Content Management and Capture

 View Only

 File path on NFS storage

Leonardo Lavarini's profile image
Leonardo Lavarini posted Thu November 21, 2024 09:52 AM

Hello, i have several Filenet object stores, each with an NFS storage area mounted on it. I need to retrive the path of the phisical files located in the storage area, e.g. /FN10/FN11/... So far, i've used a scraper that navigates the file system, but it's very slow. It is possible to obtain the file path through an API? Thank you.

Gerold Krommer's profile image
Gerold Krommer IBM Champion

I had this request several times, but as far as I remember the path isn't stored anywhere and if it is it is so cleverly hidden and encrypted I couldn't spot it.

In this cases (for whatever reason we needed them, this is a whole different story) we had to parse the filenames from the error logs and do something with it.

I have something to extract the Clip ID of a Centera stored document from the content referal blob, but that doesn't not help you, but if the path is somewhere it is there :-(.

Doesn't help... I know,

/Gerold

Stephen Weckesser's profile image
Stephen Weckesser

Short answer is no. At one time the filename matched the docid and the folders were calculated by bit shifting the id - an common technique but whose implementation varies. Some folders are 2 level and others are 3 level so you would have to decode both. However, the uuid parts of the filename are also swapped in later versions so it's no longer a direct match. Enumerating the files on disk will no longer work. Even if you can decode the path and name, if the storage uses encryption (shame on you if not), the documents will still need to be retrieved through filenet to decrypt them. That renders md5 and other approaches moot.

The ClipID Gerold mentions is used with Fixed Content Devices such as Centera or DELL ECS that function as a 'black box' and not a filesystem. They use a "CAS" API to retrieve docs based on the CLIPID. For filesystems, the consistency checker, xcheck, does log the path if there's a problem file. It can be handy to know if there are any missing files prior to a migration but the xml is too verbose to be useful. You can build a parser to extract the path or use mine.. (see: https://www.applied-logic.com/reformat-consistency-check-reports/). I have used that approach just to account for missing docs in a storage area when migrating. I would not use it to enumerate the files for export - On a Fiber SAN, we could check 80 docs/second but using NFS it tends to time out and never finish so it wouldn't work for you. In the case where there are several storage areas, I find using a different process for each is the simplest to get better performance. 

Adeel Ali's profile image
Adeel Ali

Here’s a professional and relevant reply to the thread that also incorporates your website:  

---

Yes, it is possible to retrieve the physical file path of documents stored in a FileNet NFS storage area through the FileNet API. The `ContentElement` class in the FileNet P8 API provides metadata about stored content, including the storage area, but it does not directly expose the full physical path. However, you can use the `StorageArea` properties to determine the base path and construct the full file path based on the document's unique ID or content element details.  

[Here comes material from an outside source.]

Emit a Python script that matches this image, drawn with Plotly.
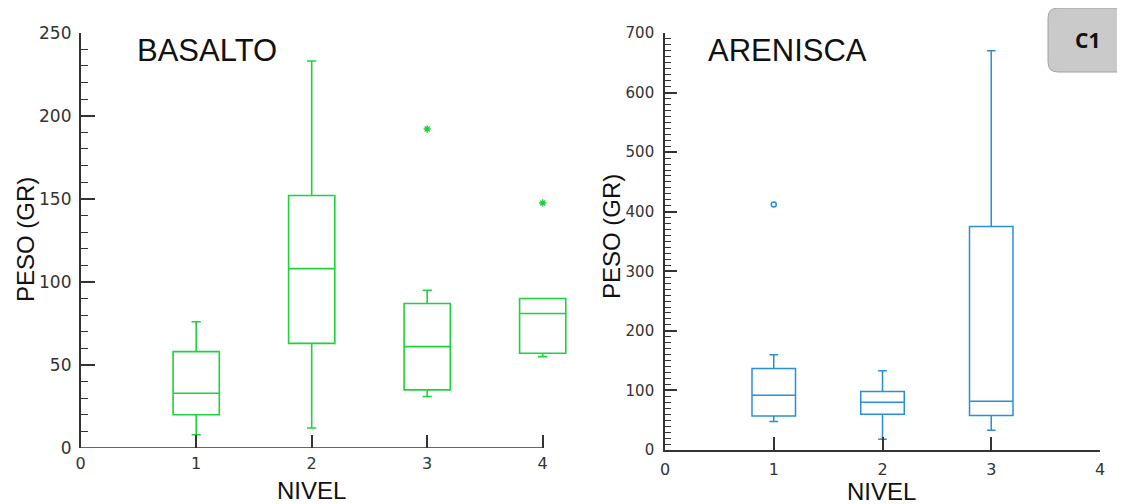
import plotly.graph_objects as go

# ---- data ----
niveles_bas = [1, 2, 3, 4]
bas_low = [8, 12, 31, 55]
bas_q1 = [20, 63, 35, 57]
bas_med = [33, 108, 61, 81]
bas_q3 = [58, 152, 87, 90]
bas_high = [76, 233, 95, 90]
bas_out_x = [3, 4]
bas_out_y = [192, 147.5]

niveles_are = [1, 2, 3]
are_low = [48, 18, 33]
are_q1 = [57, 60, 58]
are_med = [92, 80, 82]
are_q3 = [137, 98, 375]
are_high = [160, 133, 670]
are_out_x = [1]
are_out_y = [412]

x_ticks = [0, 1, 2, 3, 4]
bas_yticks = [0, 50, 100, 150, 200, 250]
are_yticks = [0, 100, 200, 300, 400, 500, 600, 700]

GREEN = "#1fd23c"
BLUE = "#2a8ed8"
AX = "#333333"
FONT = "Liberation Sans, Arial, sans-serif"
TFONT = "DejaVu Sans, sans-serif"

# the page body has an 8px margin: the figure starts at (8, 8) in the window
OFF = 8
W, H = 1125 - OFF, 504 - OFF


def px(x):
    return (x - OFF) / W


def py(y):
    return (H - (y - OFF)) / H


fig = go.Figure()
fig.add_trace(go.Box(x=niveles_bas, q1=bas_q1, median=bas_med, q3=bas_q3,
                     lowerfence=bas_low, upperfence=bas_high,
                     width=0.40, whiskerwidth=0.2, boxpoints=False,
                     fillcolor="rgba(0,0,0,0)", line=dict(color=GREEN, width=1.6),
                     xaxis="x", yaxis="y", showlegend=False, hoverinfo="skip"))
fig.add_trace(go.Scatter(x=bas_out_x, y=bas_out_y, mode="markers",
                         marker=dict(symbol="asterisk", size=6, color=GREEN,
                                     line=dict(color=GREEN, width=1.4)),
                         xaxis="x", yaxis="y", showlegend=False))
fig.add_trace(go.Box(x=niveles_are, q1=are_q1, median=are_med, q3=are_q3,
                     lowerfence=are_low, upperfence=are_high,
                     width=0.40, whiskerwidth=0.2, boxpoints=False,
                     fillcolor="rgba(0,0,0,0)", line=dict(color=BLUE, width=1.5),
                     xaxis="x2", yaxis="y2", showlegend=False, hoverinfo="skip"))
fig.add_trace(go.Scatter(x=are_out_x, y=are_out_y, mode="markers",
                         marker=dict(symbol="circle-open", size=5, color=BLUE,
                                     line=dict(color=BLUE, width=1.5)),
                         xaxis="x2", yaxis="y2", showlegend=False))

# left panel geometry: x=0 at 80.7px, 115.5 px/unit, range extended so box 4 is not clipped
L0, LU = 80.7, 115.5
LXMAX = 4.25
R0, R1 = 665, 1100

xcommon = dict(tickvals=x_ticks, ticks="inside", ticklen=13, tickwidth=1.6, tickcolor=AX,
               showgrid=False, zeroline=False, automargin=False, ticklabelstandoff=4,
               tickfont=dict(family=TFONT, size=16, color=AX))

fig.update_layout(
    width=W, height=H,
    margin=dict(l=0, r=0, t=0, b=0),
    paper_bgcolor="white", plot_bgcolor="white",
    xaxis=dict(domain=[px(L0), px(L0 + LXMAX * LU)], anchor="y", range=[0, LXMAX],
               showline=False, **xcommon),
    yaxis=dict(domain=[py(448), py(32.7)], anchor="x", range=[0, 250], tickvals=bas_yticks,
               ticks="inside", ticklen=14, tickwidth=1.6, tickcolor=AX,
               minor=dict(dtick=10, ticks="inside", ticklen=7, tickwidth=1.4, tickcolor=AX),
               showline=True, linecolor=AX, linewidth=1.6, showgrid=False,
               zeroline=False, automargin=False, ticklabelstandoff=4,
               tickfont=dict(family=TFONT, size=17, color=AX)),
    xaxis2=dict(domain=[px(R0), px(R1)], anchor="y2", range=[0, 4],
                showline=True, linecolor=AX, linewidth=1.6, **xcommon),
    yaxis2=dict(domain=[py(450), py(33)], anchor="x2", range=[0, 700], tickvals=are_yticks,
                ticks="inside", ticklen=12, tickwidth=1.6, tickcolor=AX,
                minor=dict(dtick=10, ticks="inside", ticklen=6, tickwidth=1.2, tickcolor=AX),
                showline=True, linecolor=AX, linewidth=1.6, showgrid=False,
                zeroline=False, automargin=False, ticklabelstandoff=6,
                tickfont=dict(family=TFONT, size=15, color=AX)),
)

# left x-axis line only from 0 to 4
fig.add_shape(type="line", xref="x", yref="y", x0=0, x1=4, y0=0, y1=0,
              line=dict(color=AX, width=1.6))

ann = []
ann.append(dict(text="BASALTO", x=px(207), y=py(51), font=dict(family=FONT, size=31, color="#111")))
ann.append(dict(text="ARENISCA", x=px(787), y=py(51), font=dict(family=FONT, size=31, color="#111")))
ann.append(dict(text="PESO (GR)", x=px(25), y=py(240), textangle=-90,
                font=dict(family=FONT, size=24, color="#111")))
ann.append(dict(text="PESO (GR)", x=px(611), y=py(237), textangle=-90,
                font=dict(family=FONT, size=24, color="#111")))
ann.append(dict(text="NIVEL", x=px(312), y=py(490), font=dict(family=FONT, size=24, color="#111")))
ann.append(dict(text="NIVEL", x=px(881), y=py(491), font=dict(family=FONT, size=24, color="#111")))
ann.append(dict(text="<b>C1</b>", x=px(1087), y=py(40),
                font=dict(family="Open Sans, Liberation Sans, sans-serif", size=21, color="#111")))
for a in ann:
    a.update(xref="paper", yref="paper", xanchor="center", yanchor="middle", showarrow=False)
fig.update_layout(annotations=ann)

# rounded badge
x0, x1, y0, y1, r = 1048, 1135, 8, 72, 10
path = (f"M {px(x0 + r)},{py(y0)} L {px(x1)},{py(y0)} L {px(x1)},{py(y1)} "
        f"L {px(x0 + r)},{py(y1)} Q {px(x0)},{py(y1)} {px(x0)},{py(y1 - r)} "
        f"L {px(x0)},{py(y0 + r)} Q {px(x0)},{py(y0)} {px(x0 + r)},{py(y0)} Z")
fig.add_shape(type="path", xref="paper", yref="paper", path=path,
              fillcolor="#cacaca", line=dict(color="#a0a0a0", width=1), layer="below")

fig.write_html("out.html")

Instead of a scraper, you could leverage the `CE API` or `Java/.NET API` to query storage locations more efficiently. Additionally, some configurations within the FileNet database might store references to the file paths, which you could extract with a direct query.  

If you're looking for a more streamlined solution, check out **[YourWebsite.com]**, where we provide tools and consulting services for FileNet automation and optimization. Let me know if you need further guidance!  

---

Would you like me to tweak it further or make it more technical?

Gerold Krommer's profile image
Gerold Krommer IBM Champion

Hi Adeel,

it is exaclty

 "...and construct the full file path based on the document's unique ID or content element details.  "

which baffles us all. Can you elaborate on that?

Kind regards,

Gerold

Stephen Weckesser's profile image
Stephen Weckesser

This is an old thread so I am sure it is resolved by now, but he was looking for the path to the file on the storage area. In the early versions the filename was the docid (+element number). You could traverse the directories to get the docid and path and put it in a lookup table. That sounds like what he describes as a "scraper".  That approach was used by some folks to export or update docs. For example, a few years back I was sent an offline backup of a filestore containing some FileNet properietary TIFFS. I had no access to a working online environment, but I could crawl thge files and read the header. The "filename" gave me the docId so I could report on which files were converted to G4 and the converted size, etc so they could merge them later. That approach will no longer work. In later versions of P8, parts of the guid name are swapped to obfuscate them. Could you decode? Yes and I looked at that approach before, but while it might work for some files on older versions, as a generic solution you would have to also deal with compression, deduplication and encryption where keys change over time.  It would break as soon as you deployed it in a real-world situation. In order to export content and be version and platform agnostic, use the API to do a search and iterate the results and get the content element list for each item. From that, get a content transfer object and a stream and write out the bytes to a file. The original filename and mimetype can be had from the content transfer object using the Retrieval Name and ContentType properties. That approach however requires a working system and will not give you the path or filename as written under the storage area which I believe was the original question.